On the other hand, this is a rebuilding team, and the young core of the future is intact for another season.  Sure, it can’t get much worse than a 103-loss season, but players like Miguel Sano, Max Kepler and Byron Buxton who are the all-stars of the future should be better with more experience.  This team won’t win the Central, but still has some big issues in the pitching staff, but should be moderately better and could pass the White Sox.

5. Chicago White Sox
2016: 78-84; last postseason appearance: 2008
The White Sox started 2016 at 23-10 and looked like a potential contender, but as the season crumbled away the team decided it was time to rebuild.  Chris Sale and Adam Eaton were traded, and Justin Morneau and Austin Jackson are among the free agent departures.  Those trades netted the Sox two of baseball’s best prospects in P Lucas Giolito and IF Yoan Moncada, but they aren’t quite MLB-ready to start the season.

Besides Jose Abreu and Todd Frazier in the middle of the order, the lineup is full of young players and reclamation projects.  The rotation is led by legitimate ace Carlos Quintana, but it’s no secret the White Sox are trying to trade him for a haul of prospects, so it’s unknown if he’ll be in Chicago all season, and beneath him the pitching staff has many more questions than answers.  It’s going to be a long year (or few years) in the South Side as the White Sox rebuild.


AL West

1. Houston Astros
2016: 84-78; last postseason appearance: 2015
Last year, coming off their “ahead of schedule” postseason berth in 2015, the Astros underachieved and missed the playoffs.  As a result, they were aggressive in free agency to try to add to their talented core of young stars including Carlos Correa, Jose Altuve and George Springer, and added DH Carlos Beltran, C Brian McCann (via trade) and OFs Nori Aoki and Josh Reddick.  This lineup is stacked, which is refreshing after they struggled to score at times last year.

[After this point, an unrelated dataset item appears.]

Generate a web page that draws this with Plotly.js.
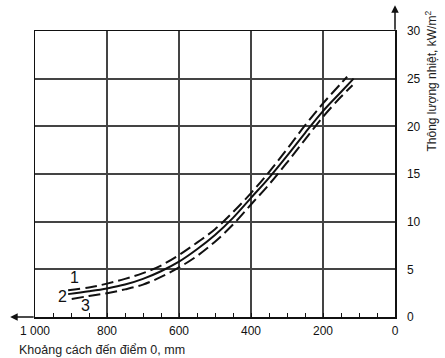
<!DOCTYPE html>
<html><head><meta charset="utf-8">
<script src="https://cdn.plot.ly/plotly-3.0.1.min.js"></script>
<style>html,body{margin:0;padding:0;background:#fff}#c{width:445px;height:358px}</style>
</head><body><div id="c"></div>
<script>
// Distance to point 0, mm (x) and heat flux, kW/m2 (y)
const x1 = [908, 850, 800, 750, 700, 650, 600, 550, 500, 450, 400, 350, 300, 250, 200, 150, 133];
const y1 = [2.8, 3.1, 3.5, 4.0, 4.6, 5.4, 6.5, 7.8, 9.2, 11.0, 13.0, 15.2, 17.6, 20.1, 22.4, 24.5, 25.2];
const x2 = [908, 850, 800, 750, 700, 650, 600, 550, 500, 450, 400, 350, 300, 250, 200, 150, 115];
const y2 = [2.4, 2.7, 3.0, 3.4, 4.0, 4.8, 5.8, 7.1, 8.6, 10.4, 12.5, 14.6, 16.9, 19.3, 21.6, 23.6, 25.0];
const x3 = [898, 850, 800, 750, 700, 650, 600, 550, 500, 450, 400, 350, 300, 250, 200, 150, 118];
const y3 = [1.9, 2.2, 2.5, 2.9, 3.4, 4.2, 5.2, 6.4, 7.9, 9.7, 11.8, 13.9, 16.2, 18.6, 21.0, 23.1, 24.3];
const curveLabels = ["1", "2", "3"];
const labelX = [891, 923, 860];
const labelY = [4.1, 2.2, 1.2];
const xTickVals = [1000, 800, 600, 400, 200, 0];
const xTickText = ["1 000", "800", "600", "400", "200", "0"];
const yTickVals = [0, 5, 10, 15, 20, 25, 30];

const tickFont = {family: "Liberation Sans Narrow, Arial Narrow, sans-serif", size: 12, color: "#111"};
const lineStyle = {color: "#111", width: 2, shape: "spline", smoothing: 1};

const traces = [
  {x: x1, y: y1, mode: "lines", line: Object.assign({}, lineStyle, {dash: "12px,5px"}), hoverinfo: "none"},
  {x: x2, y: y2, mode: "lines", line: Object.assign({}, lineStyle), hoverinfo: "none"},
  {x: x3, y: y3, mode: "lines", line: Object.assign({}, lineStyle, {dash: "12px,5px"}), hoverinfo: "none"}
];

const annotations = curveLabels.map((t, i) => ({
  x: labelX[i], y: labelY[i], xref: "x", yref: "y", text: t, showarrow: false,
  font: {family: "Liberation Sans Narrow, Arial Narrow, sans-serif", size: 16, color: "#111"}
}));
annotations.push({
  xref: "paper", yref: "paper", x: -0.069, y: 0, ax: 25, ay: 0, text: "",
  showarrow: true, arrowhead: 2, arrowsize: 1, arrowwidth: 1.5, arrowcolor: "#111"
});
annotations.push({
  xref: "paper", yref: "paper", x: 1, y: 1.09, ax: 0, ay: 26, text: "",
  showarrow: true, arrowhead: 2, arrowsize: 1, arrowwidth: 1.5, arrowcolor: "#111"
});
annotations.push({
  xref: "paper", yref: "paper", x: 1.072, y: 1.08, xanchor: "left", yanchor: "top",
  text: "Thông lượng nhiệt, kW/m<sup>2</sup>", textangle: -90, showarrow: false,
  font: {family: "Liberation Sans, Arial, sans-serif", size: 12, color: "#222"}
});
annotations.push({
  xref: "paper", yref: "paper", x: -0.05, y: -0.085, xanchor: "left", yanchor: "top",
  text: "Khoảng cách đến điểm 0, mm", showarrow: false,
  font: {family: "Liberation Sans, Arial, sans-serif", size: 12.5, color: "#222"}
});

const layout = {
  width: 445, height: 358,
  margin: {l: 35, r: 50, t: 31, b: 41},
  paper_bgcolor: "#fff", plot_bgcolor: "#fff",
  showlegend: false,
  xaxis: {
    range: [1000, 0], tickvals: xTickVals, ticktext: xTickText,
    ticks: "inside", ticklen: 4, tickwidth: 1, tickcolor: "#111",
    showgrid: true, gridcolor: "#444", gridwidth: 2,
    showline: true, mirror: true, linecolor: "#111", linewidth: 1.5,
    zeroline: false, tickfont: tickFont, ticklabelstandoff: 2,
    minor: {dtick: 50, tick0: 0, ticks: "inside", ticklen: 4, tickwidth: 1, tickcolor: "#111", showgrid: false}
  },
  yaxis: {
    range: [0, 30], side: "right", tickvals: yTickVals,
    ticks: "", showgrid: true, gridcolor: "#444", gridwidth: 2,
    showline: true, mirror: true, linecolor: "#111", linewidth: 1.5,
    zeroline: false, tickfont: tickFont, ticklabelstandoff: 8
  },
  annotations: annotations
};

Plotly.newPlot("c", traces, layout, {staticPlot: true});
</script></body></html>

The bullpen (3.56 ERA in 2016) remains a force from top to bottom.  The biggest question is the rotation, which added Charlie Morton to offse tthe loss of Doug Fister.  If Dallas Keuchel can return to his 2015 Cy Young form, there’s no reason the Astros can’t win the West and be a threat to go deep in October.


2. Seattle Mariners
Projected Wild Card #2
2016: 86-76; last postseason appearance: 2001
The Mariners fell just short in 2016, and still seek their first playoff appearance since 2001.  Some wonder if their window is closing, as stars Felix Hernandez, Robinson Cano and Nelson Cruz aren’t getting any younger.  In an effort to win now, the Mariners made a plethora of trades this offseason, but none were bigger than a deal to get SS Jean Segura, who led the NL in hits last year with Arizona.  The Mariners stole just 56 bases last year, while Segura himself stole 33.

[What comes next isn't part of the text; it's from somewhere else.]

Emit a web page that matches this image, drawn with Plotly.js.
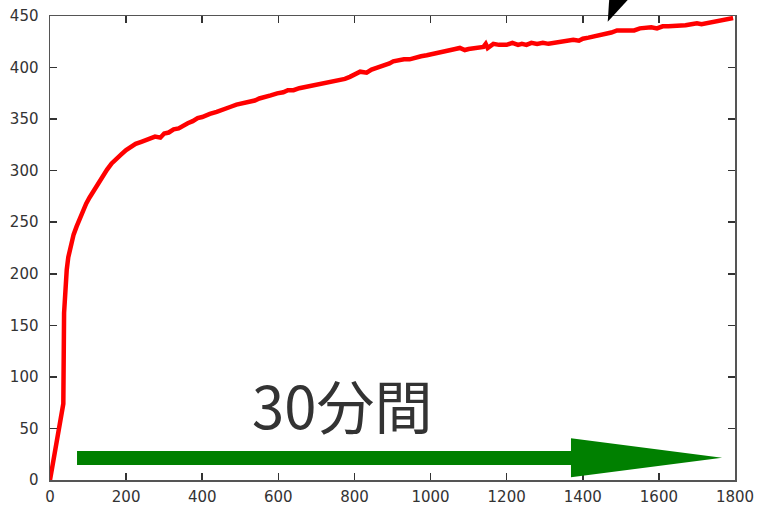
<!DOCTYPE html>
<html>
<head>
<meta charset="utf-8">
<script src="https://cdn.plot.ly/plotly-3.0.1.min.js"></script>
<style>html,body{margin:0;padding:0;background:#fff;}#chart{width:760px;height:508px;}</style>
</head>
<body>
<div id="chart"></div>
<script>
// elapsed time (s)
const timeSec = [0, 35, 37, 40, 44, 48, 55, 62, 70, 78, 86, 95, 104, 114, 125, 137, 150, 162, 175, 188, 200, 212, 225,
  240, 252, 263, 276, 290, 300, 312, 325, 338, 350, 362, 375, 388, 400, 410, 420, 438, 450, 460, 475, 490, 505, 525, 538, 550, 565, 580, 597, 613, 625,
  640, 655, 670, 685, 701, 715, 730, 745, 760, 775, 788, 800, 815, 832, 845, 860, 870, 880, 892, 902, 915, 930, 945, 960, 975,
  990, 1005, 1020, 1035, 1050, 1065, 1077, 1090, 1100, 1115, 1130, 1139, 1145, 1150, 1165,
  1180, 1200, 1215, 1230, 1240, 1252, 1265, 1280, 1295, 1310, 1325, 1340, 1355, 1375, 1390, 1400, 1415, 1430, 1445, 1463, 1475, 1490, 1505, 1520, 1535, 1550, 1565, 1580, 1595, 1610, 1625, 1638,
  1655, 1670, 1685, 1700, 1712, 1725, 1738, 1750, 1760, 1770, 1783, 1795];
// measured value
const values = [0, 74, 162, 192, 204, 216, 230, 238, 246, 254, 261, 268, 274, 280, 287, 294, 301, 307, 312, 316, 320, 323, 326,
  328, 330, 331, 333, 332, 336, 337, 340, 341, 344, 346, 348, 351, 352, 354, 355, 357, 359, 360, 362, 364, 365, 367, 368, 370, 371, 373, 375, 376, 378,
  378, 380, 381, 382, 383, 385, 386, 386, 388, 389, 391, 393, 396, 395, 398, 400, 401, 403, 404, 406, 407, 408, 408, 410, 411,
  412, 413, 415, 416, 417, 418, 419, 417, 418, 419, 419, 420, 423, 419, 423,
  422, 422, 424, 422, 423, 422, 424, 423, 424, 423, 424, 424, 425, 427, 426, 428, 429, 430, 431, 433, 434, 436, 436, 437, 436, 438, 439, 439, 438, 440, 440, 440,
  441, 441, 442, 443, 442, 443, 444, 445, 446, 446, 447, 448];
const xTicks = [0, 200, 400, 600, 800, 1000, 1200, 1400, 1600, 1800];
const yTicks = [0, 50, 100, 150, 200, 250, 300, 350, 400, 450];
const labelText = '30分間';

const axisCommon = {
  showgrid: false, zeroline: false, showline: true, mirror: 'ticks',
  linecolor: '#555', linewidth: 1.5, ticks: 'inside', ticklen: 7, tickwidth: 1.5, tickcolor: '#333',
  tickfont: {family: 'DejaVu Sans, sans-serif', size: 15, color: '#333'}
};

const trace = {
  x: timeSec, y: values, type: 'scatter', mode: 'lines',
  line: {color: '#ff0000', width: 4.5}, hoverinfo: 'skip'
};

const layout = {
  width: 760, height: 508,
  margin: {l: 50, r: 25, t: 16, b: 28},
  paper_bgcolor: '#fff', plot_bgcolor: '#fff',
  showlegend: false,
  xaxis: Object.assign({}, axisCommon, {range: [0, 1800], tickvals: xTicks, ticktext: xTicks.map(String), ticklabelstandoff: 2}),
  yaxis: Object.assign({}, axisCommon, {range: [0, 450], tickvals: yTicks, ticktext: yTicks.map(String), ticklabelstandoff: 7}),
  shapes: [
    {type: 'path', xref: 'x', yref: 'y', layer: 'above', line: {width: 0}, fillcolor: '#008000',
     path: 'M71,28.1 L1369,28.1 L1369,40.4 L1766,21.6 L1369,2.6 L1369,14.5 L71,14.5 Z'},
    {type: 'path', xref: 'paper', yref: 'paper', layer: 'above', line: {width: 0}, fillcolor: '#000',
     path: 'M0.8142,0.9877 L0.8170,1.05 L0.8530,1.05 Z'}
  ],
  annotations: [
    {x: 767, y: 74, xref: 'x', yref: 'y', text: labelText, showarrow: false,
     font: {family: 'Noto Sans CJK JP, sans-serif', size: 58, color: '#333'}}
  ]
};

Plotly.newPlot('chart', [trace], layout, {displayModeBar: false, staticPlot: true});
</script>
</body>
</html>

The back end of a good rotation was helped with the acquisition of Yovanni Gallardo, while Edwin Diaz emerged as the closer last year in a strong bullpen (3.55 ERA) that could be even better.  This team has the talent to win the division, although they’ll need a solid season to beat Houston.

3. Texas Rangers
2016: 95-67, lost to Blue Jays in ALDS
The Rangers were a statistcal anomaly in 2016, at 26 games over .500 despite a run differential of just +8.  Now, while the core of the defending West champs remains, some of the supporting cast is absent.  DH Carlos Beltran, OF Ian Desmond, 1B/DH Mitch Moreland and P Colby Lewis are among the departures.  The team did add 1B Mike Napoli and P Andrew Cashner, who will start the season on the DL.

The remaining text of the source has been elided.